WHWC Monthly Theme #2: Children's art
april 27 2025

I love children's art. I love modern artists because they drew like children and I am overly sentimental about children's artwork hung up on the walls of elementary schools. It's funny because I don't like being around kids and I could never become an elementary school teacher, but I have a lot of respect for the few teachers there are that genuinely take children seriously, especially as maybe the most vulnerable group of people on the planet. and I think that nostalgia makes people forget that being a kid kind of sucks sometimes… I remember wondering as a child why adults couldn't remember what it felt like to be a kid. it sometimes sounds ridiculous to empathize with children but you have to remember that they are experiencing things like grief for the very first time and something like losing a toy can really feel like the worst thing that's ever happened to them. but I'm going to stop before I get too deep because I really just wanted to share these elementary school assignments I found:
I got a 100 on my six page pokemon dissertation.
I think it says something about the french immersion program that my french has barely improved since.

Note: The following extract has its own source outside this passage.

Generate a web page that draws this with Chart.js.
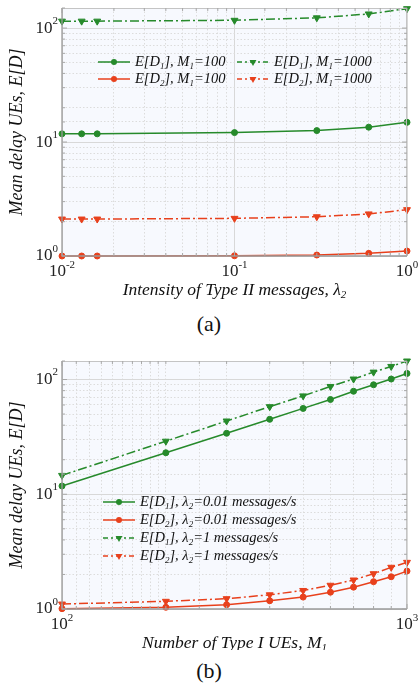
<!DOCTYPE html>
<html>
<head>
<meta charset="utf-8">
<script src="https://cdn.jsdelivr.net/npm/chart.js@4.4.0/dist/chart.umd.min.js"></script>
<style>
  body { margin: 0; background: #fff; width: 418px; height: 688px; position: relative; overflow: hidden; }
  .box { position: absolute; left: 0; width: 418px; }
  .cap { position: absolute; left: 0; width: 418px; text-align: center; font: 22px "Liberation Serif", serif; color: #111; line-height: 26px; }
</style>
</head>
<body>
<div class="box" style="top:0"><canvas id="chartA" width="418" height="300"></canvas></div>
<div class="cap" style="top:311px">(a)</div>
<div class="box" style="top:340px"><canvas id="chartB" width="418" height="310"></canvas></div>
<div class="cap" style="top:658px">(b)</div>
<script>
// (a) delay vs intensity of Type II messages
var lambda2 = [0.01, 0.013, 0.016, 0.1, 0.3, 0.6, 1];
var d1M100  = [11.8, 11.8, 11.8, 12.1, 12.6, 13.5, 14.9];
var d2M100  = [1.0, 1.0, 1.0, 1.005, 1.02, 1.055, 1.105];
var d1M1000 = [115, 115, 115, 117, 123, 133, 148];
var d2M1000 = [2.11, 2.11, 2.11, 2.14, 2.21, 2.34, 2.55];

// (b) delay vs number of Type I UEs
var m1     = [100, 200, 300, 400, 500, 600, 700, 800, 900, 1000];
var d1Low  = [11.8, 23, 34, 45, 56, 67, 79, 90, 101, 113];
var d2Low  = [1.006, 1.035, 1.09, 1.18, 1.27, 1.40, 1.55, 1.73, 1.91, 2.14];
var d1High = [14.6, 29, 43.5, 58, 72, 87, 101, 116, 130, 145];
var d2High = [1.105, 1.167, 1.23, 1.33, 1.45, 1.61, 1.79, 2.03, 2.31, 2.55];

var GREEN = '#268a2b';
var RED = '#e8401c';
var SERIF = '"Liberation Serif", "Times New Roman", serif';
var DASHDOT = [9, 3, 2, 3];

function pairs(xs, ys) {
  return xs.map(function (x, i) { return { x: x, y: ys[i] }; });
}
function isPow10(v) {
  var l = Math.log10(v);
  return Math.abs(l - Math.round(l)) < 1e-6;
}

function series(label, xs, ys, color, dashed) {
  return {
    label: label,
    data: pairs(xs, ys),
    borderColor: color,
    backgroundColor: color,
    pointBorderColor: color,
    pointBackgroundColor: color,
    borderWidth: 1.5,
    borderDash: dashed ? DASHDOT : [],
    pointStyle: dashed ? 'triangle' : 'circle',
    pointRotation: dashed ? 180 : 0,
    pointRadius: dashed ? 4 : 3,
    pointBorderWidth: 1,
    tension: 0,
    fill: false,
    clip: false
  };
}

// text with "_x" subscripts
function richParts(text) {
  var parts = [];
  for (var i = 0; i < text.length; i++) {
    if (text[i] === '_' && i + 1 < text.length) {
      parts.push({ t: text[i + 1], sub: true });
      i++;
    } else if (parts.length && !parts[parts.length - 1].sub) {
      parts[parts.length - 1].t += text[i];
    } else {
      parts.push({ t: text[i], sub: false });
    }
  }
  return parts;
}
function drawRich(ctx, text, x, y, size, align) {
  var parts = richParts(text);
  var big = 'italic ' + size + 'px ' + SERIF;
  var small = 'italic ' + Math.round(size * 0.65) + 'px ' + SERIF;
  var w = 0;
  parts.forEach(function (p) {
    ctx.font = p.sub ? small : big;
    p.w = ctx.measureText(p.t).width;
    w += p.w;
  });
  var cx = align === 'center' ? x - w / 2 : x;
  ctx.textBaseline = 'middle';
  ctx.textAlign = 'left';
  parts.forEach(function (p) {
    ctx.font = p.sub ? small : big;
    ctx.fillText(p.t, cx, p.sub ? y + size * 0.3 : y);
    cx += p.w;
  });
}
function drawPow(ctx, x, y, exp, align) {
  var base = '17px ' + SERIF, sup = '11px ' + SERIF;
  ctx.font = base;
  var wb = ctx.measureText('10').width;
  ctx.font = sup;
  var we = ctx.measureText(String(exp)).width;
  var sx = align === 'right' ? x - wb - we : x - (wb + we) / 2;
  ctx.fillStyle = '#222';
  ctx.textBaseline = 'middle';
  ctx.textAlign = 'left';
  ctx.font = base;
  ctx.fillText('10', sx, y);
  ctx.font = sup;
  ctx.fillText(String(exp), sx + wb, y - 7);
}
function drawMarker(ctx, x, y, color, dashed) {
  ctx.fillStyle = color;
  ctx.beginPath();
  if (dashed) {
    var r = 4;
    for (var k = 0; k < 3; k++) {
      var a = Math.PI + k * 2 * Math.PI / 3;
      var px = x + Math.sin(a) * r, py = y - Math.cos(a) * r;
      if (k === 0) ctx.moveTo(px, py); else ctx.lineTo(px, py);
    }
    ctx.closePath();
  } else {
    ctx.arc(x, y, 3, 0, Math.PI * 2);
  }
  ctx.fill();
}

var decor = {
  id: 'decor',
  beforeDraw: function (chart) {
    var a = chart.chartArea, ctx = chart.ctx;
    ctx.save();
    ctx.fillStyle = '#f7f9fe';
    ctx.fillRect(a.left, a.top, a.right - a.left, a.bottom - a.top);
    ctx.restore();
  },
  afterDatasetsDraw: function (chart) {
    var o = chart.options.plugins.decor;
    var a = chart.chartArea, ctx = chart.ctx;
    var xs = chart.scales.x, ys = chart.scales.y;
    ctx.save();
    // frame
    ctx.strokeStyle = '#c4c4c4';
    ctx.lineWidth = 1;
    ctx.beginPath();
    ctx.moveTo(a.left, a.top + 0.5); ctx.lineTo(a.right, a.top + 0.5);
    ctx.moveTo(a.right - 0.5, a.top); ctx.lineTo(a.right - 0.5, a.bottom);
    ctx.stroke();
    ctx.strokeStyle = '#9a9a9a';
    ctx.lineWidth = 1.3;
    ctx.beginPath();
    ctx.moveTo(a.left, a.top); ctx.lineTo(a.left, a.bottom);
    ctx.lineTo(a.right, a.bottom);
    ctx.stroke();
    // inward tick marks
    ctx.strokeStyle = '#a8a8a8';
    ctx.lineWidth = 1;
    ctx.beginPath();
    ys.ticks.forEach(function (t) {
      var py = ys.getPixelForValue(t.value), len = isPow10(t.value) ? 5 : 3;
      ctx.moveTo(a.left, py); ctx.lineTo(a.left + len, py);
      ctx.moveTo(a.right, py); ctx.lineTo(a.right - len, py);
    });
    xs.ticks.forEach(function (t) {
      var px = xs.getPixelForValue(t.value), len = isPow10(t.value) ? 5 : 3;
      ctx.moveTo(px, a.bottom); ctx.lineTo(px, a.bottom - len);
      ctx.moveTo(px, a.top); ctx.lineTo(px, a.top + len);
    });
    ctx.stroke();
    // tick labels
    ys.ticks.forEach(function (t) {
      if (isPow10(t.value)) drawPow(ctx, a.left - 4, ys.getPixelForValue(t.value), Math.round(Math.log10(t.value)), 'right');
    });
    xs.ticks.forEach(function (t) {
      if (isPow10(t.value)) drawPow(ctx, xs.getPixelForValue(t.value), a.bottom + 16, Math.round(Math.log10(t.value)), 'center');
    });
    // axis titles
    ctx.fillStyle = '#111';
    drawRich(ctx, o.xTitle, (a.left + a.right) / 2, a.bottom + 34, 17.5, 'center');
    ctx.save();
    ctx.translate(17, (a.top + a.bottom) / 2);
    ctx.rotate(-Math.PI / 2);
    drawRich(ctx, o.yTitle, 0, 0, 18, 'center');
    ctx.restore();
    // legend
    var L = o.legend;
    chart.data.datasets.forEach(function (ds, i) {
      var col = Math.floor(i / L.rows), row = i % L.rows;
      var lx = L.x + col * L.colW, ly = L.y + row * L.rowH;
      var dashed = ds.borderDash.length > 0;
      ctx.strokeStyle = ds.borderColor;
      ctx.lineWidth = 1.5;
      ctx.setLineDash(dashed ? [5, 3, 2, 3] : []);
      ctx.beginPath();
      ctx.moveTo(lx, ly); ctx.lineTo(lx + 32, ly);
      ctx.stroke();
      ctx.setLineDash([]);
      drawMarker(ctx, lx + 16, ly, ds.borderColor, dashed);
      ctx.fillStyle = '#111';
      drawRich(ctx, ds.label, lx + 37, ly, 14.5, 'left');
    });
    ctx.restore();
  }
};

function axisOpts(min, max, size, isX) {
  return {
    type: 'logarithmic',
    min: min,
    max: max,
    ticks: { display: false, autoSkip: false },
    grid: {
      drawTicks: false,
      lineWidth: 1,
      color: function (c) { return c.tick && isPow10(c.tick.value) ? '#d8d8d8' : '#dcdcdc'; }
    },
    border: {
      display: false,
      dash: function (c) { return c.tick && isPow10(c.tick.value) ? [] : [1.5, 2]; }
    },
    afterFit: function (scale) {
      if (isX) scale.height = size; else scale.width = size;
    }
  };
}

function makeChart(id, datasets, xr, yr, padTop, xH, extra) {
  return new Chart(document.getElementById(id), {
    type: 'line',
    data: { datasets: datasets },
    options: {
      responsive: false,
      animation: false,
      devicePixelRatio: 1,
      layout: { padding: { top: padTop, right: 11, left: 0, bottom: 0 } },
      scales: {
        x: axisOpts(xr[0], xr[1], xH, true),
        y: axisOpts(yr[0], yr[1], 62, false)
      },
      plugins: {
        legend: { display: false },
        tooltip: { enabled: false },
        decor: extra
      }
    },
    plugins: [decor]
  });
}

makeChart('chartA', [
  series('E[D_1], M_1=100', lambda2, d1M100, GREEN, false),
  series('E[D_2], M_1=100', lambda2, d2M100, RED, false),
  series('E[D_1], M_1=1000', lambda2, d1M1000, GREEN, true),
  series('E[D_2], M_1=1000', lambda2, d2M1000, RED, true)
], [0.01, 1], [1, 150], 8, 44, {
  xTitle: 'Intensity of Type II messages, \u03bb_2',
  yTitle: 'Mean delay UEs, E[D]',
  legend: { x: 98, y: 62, rows: 2, rowH: 17, colW: 139 }
});

makeChart('chartB', [
  series('E[D_1], \u03bb_2=0.01 messages/s', m1, d1Low, GREEN, false),
  series('E[D_2], \u03bb_2=0.01 messages/s', m1, d2Low, RED, false),
  series('E[D_1], \u03bb_2=1 messages/s', m1, d1High, GREEN, true),
  series('E[D_2], \u03bb_2=1 messages/s', m1, d2High, RED, true)
], [100, 1000], [1, 145], 21, 41, {
  xTitle: 'Number of Type I UEs, M_1',
  yTitle: 'Mean delay UEs, E[D]',
  legend: { x: 103, y: 162, rows: 4, rowH: 18, colW: 0 }
});
</script>
</body>
</html>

what's the most important to me about children's art is that it proves that art can be expressive without any formal skill. it's sad to me that skill level stops people from making art because there really is something more fulfilling in the labour of the process than just a final product that's nice to look at… I wrote this for the April WHWC theme "nostalgia" because if there's something to mourn about being lost to the past, it's childhood creativity.